A few observations about the manifest itself:

  1. It doesn't really matter (and we'll still handle this case), but the DASH specification discourages what you're doing: "Media Segments should not contain any presentation time that is smaller than the value of the @presentationTimeOffset". I believe the outcome of recent DASH-IF discussions was that this should be allowed, but specifically in the case where each representation is a segment consisting of multiple sub-segments (and a segment index that's accessible from the manifest).
  2. Trying to clip with sample accuracy via the manifest seems very error prone. As an example of why, your sample uses different timescales in the manifest (1000000) and media (1000). In the media the second sample has timestamp 21000, but the clipping specified by the manifest clips at 21333. We end up clipping two samples as a result, rather than one.
  3. The durations of the periods in the manifest don't appear to correspond to clipping one sample from the end of each period.
  4. Even when I manually edit the manifest to clip exactly one sample from the start and end of each period, there is still a slight audible discontinuity. It's unclear whether the content has been prepared in a way that allows for true gapless playback.

At a higher level, it's unclear what you're trying to achieve. There's no need to start a new period to accommodate different segment durations. Periods are typically for use when the content actually changes (e.g. transition from one song to another, or from content to an ad). I also don't understand why you're having to clip from the start and end of each segment. Why are they there in the first place? It's pretty common to have variable segment length AAC in DASH and I've never seen this being necessary before, so there's likely a shortcoming with how you're preparing the media.

So TLDR - We'll fix the issues identified at the top. It'll make things a bit better, but there will still be an audible discontinuity. I think the real fix is to prepare the content in a better way.

ghexoplayerquestion commented 5 years ago

Thank you ojw28 for looking at this and the detailed response. I will continue to look at the encoding to handle this better.

I was trimming the beginning and end of the segments to account for the encoder start-up delay (https://www2.iis.fraunhofer.de/AAC/gapless.html) but it looks like I was not calculating the trim values correctly. I'll also look at using the MPEG Edit List to trim the segments and then including the segments in a single Period with a SegmentList.

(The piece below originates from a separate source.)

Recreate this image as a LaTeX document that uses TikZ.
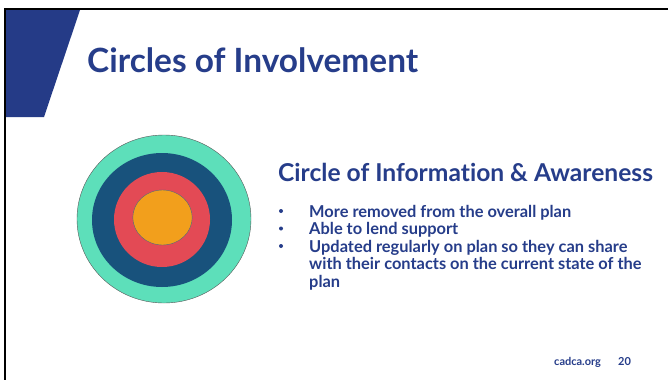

In addition (not shown in this repro), I am also using the presentationTimeOffset of the first segment and Period duration of the last segment / MPD mediaPresentationDuration to allow the manifest to trim the beginning and end of the entire presentation to bounds that fall inside of segments. Is that affected by the issue (2) you brought up, and if so is there a better way to handle this?

ghexoplayerquestion commented 5 years ago

Re: my last paragraph - I see if I get my media presentation to a single period I can use the ClippingMediaSource. I wasn't using ClippingMediaSource because I was using the multiple periods to trim the segments.

ojw28 commented 5 years ago

I still don't really understand what you're doing. Pretty much any DASH stream will segment AAC audio into multiple segments, and they wont ever put each segment in its own period or do anything special to deal with start-up delay and padding.